ABDÜLHAMİT ÇAKMUT KİMDİR?
Abdülhamit Çakmut 1953 yılında Erzurum’da dünyaya geldi. İlk, orta, lise eğitiminin ardından Erzurum Kazım Karabekir Eğitim Enstitüsü Türkçe Bölümünü ve İstanbul Üniversitesi Devlet Konservatuarı Türk Musîkisi bölümünü bitirdi.
1999 yılında Mevlâna Eğitim ve Kültür Derneği’nin kuran Çakmut, dernek çalışmaları kapsamında yurtiçi ve yurtdışında çeşitli konferanslara konuşmacı olarak katıldı. Evli ve iki çocuk babasıdır.
Plaket takdim edildi,
İstanbul Erzurumlular Kültür ve Dayanışma Vakfı adına Başkan A. Hadi Atalar ve vakfın kadın Kolları Başkanı Bilge Seval Alakuştekin, Mevlana Eğitim ve Kültür Derneği Sema ve Tasavvuf Topluluğuna günün anısına birer plaket takdim ettiler.

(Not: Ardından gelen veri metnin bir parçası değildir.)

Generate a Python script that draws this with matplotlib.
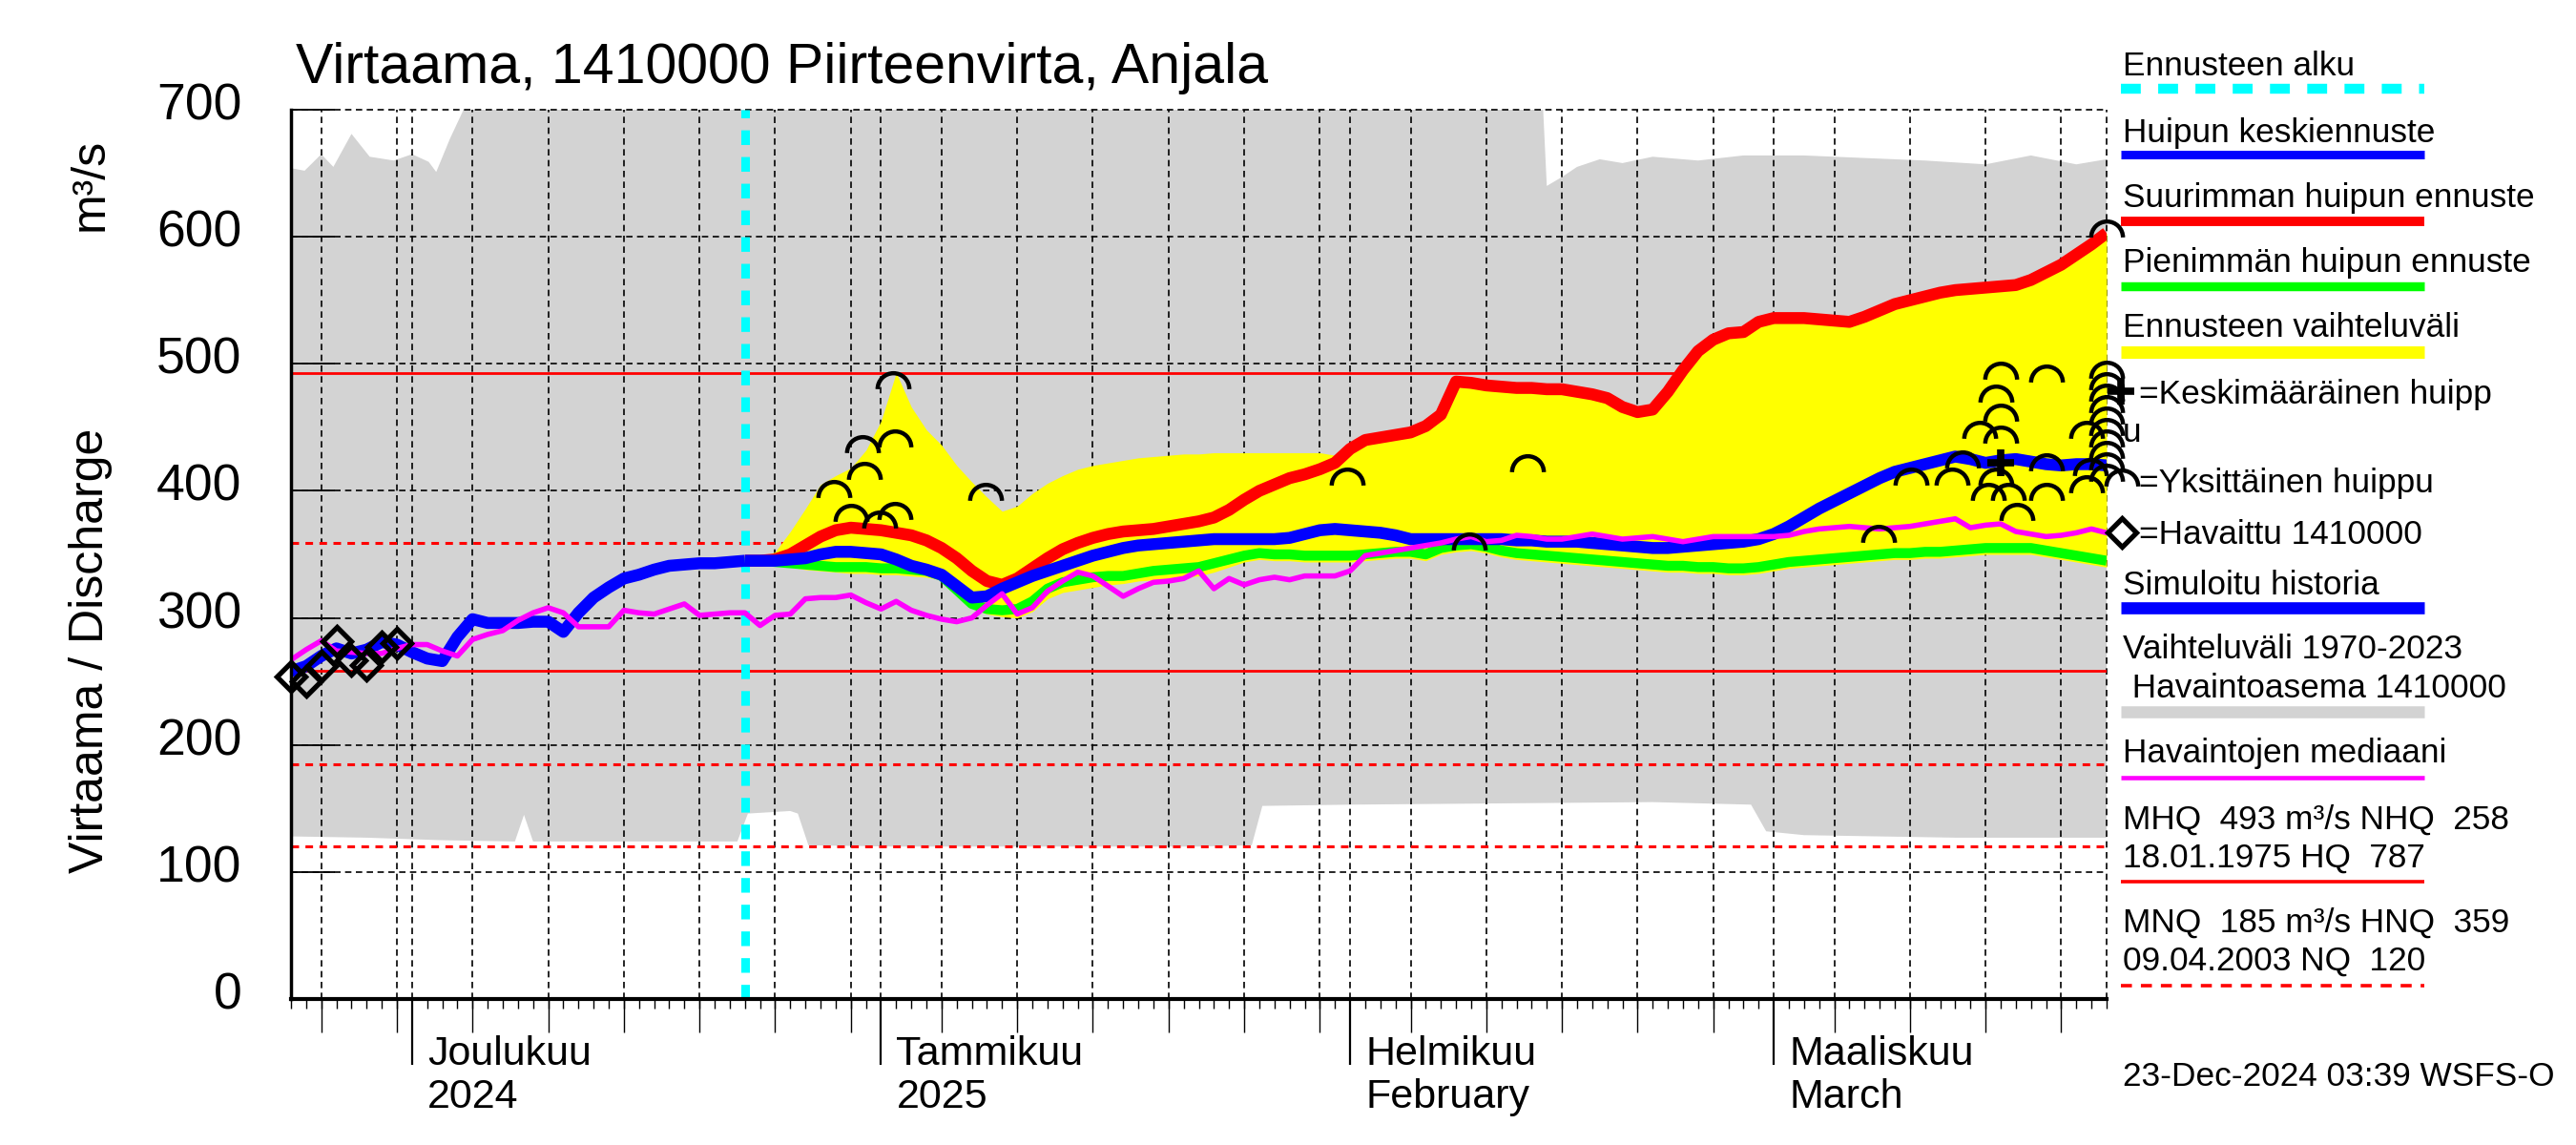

Tasavvuf Topluluğunda tanıdık bir sima Ömer Okur
Okur ailesinden bir Ömer Okur Tasavvuf Topluluğunda tanıdık bir isim dikkat çekti. Erzurum’da Okur Gıda olarak bilinen Okur ailesinin bir ferdi olan Ömer Okur’da Kur’an-ı Kerim tilavetiyle izleyenleri büyüledi.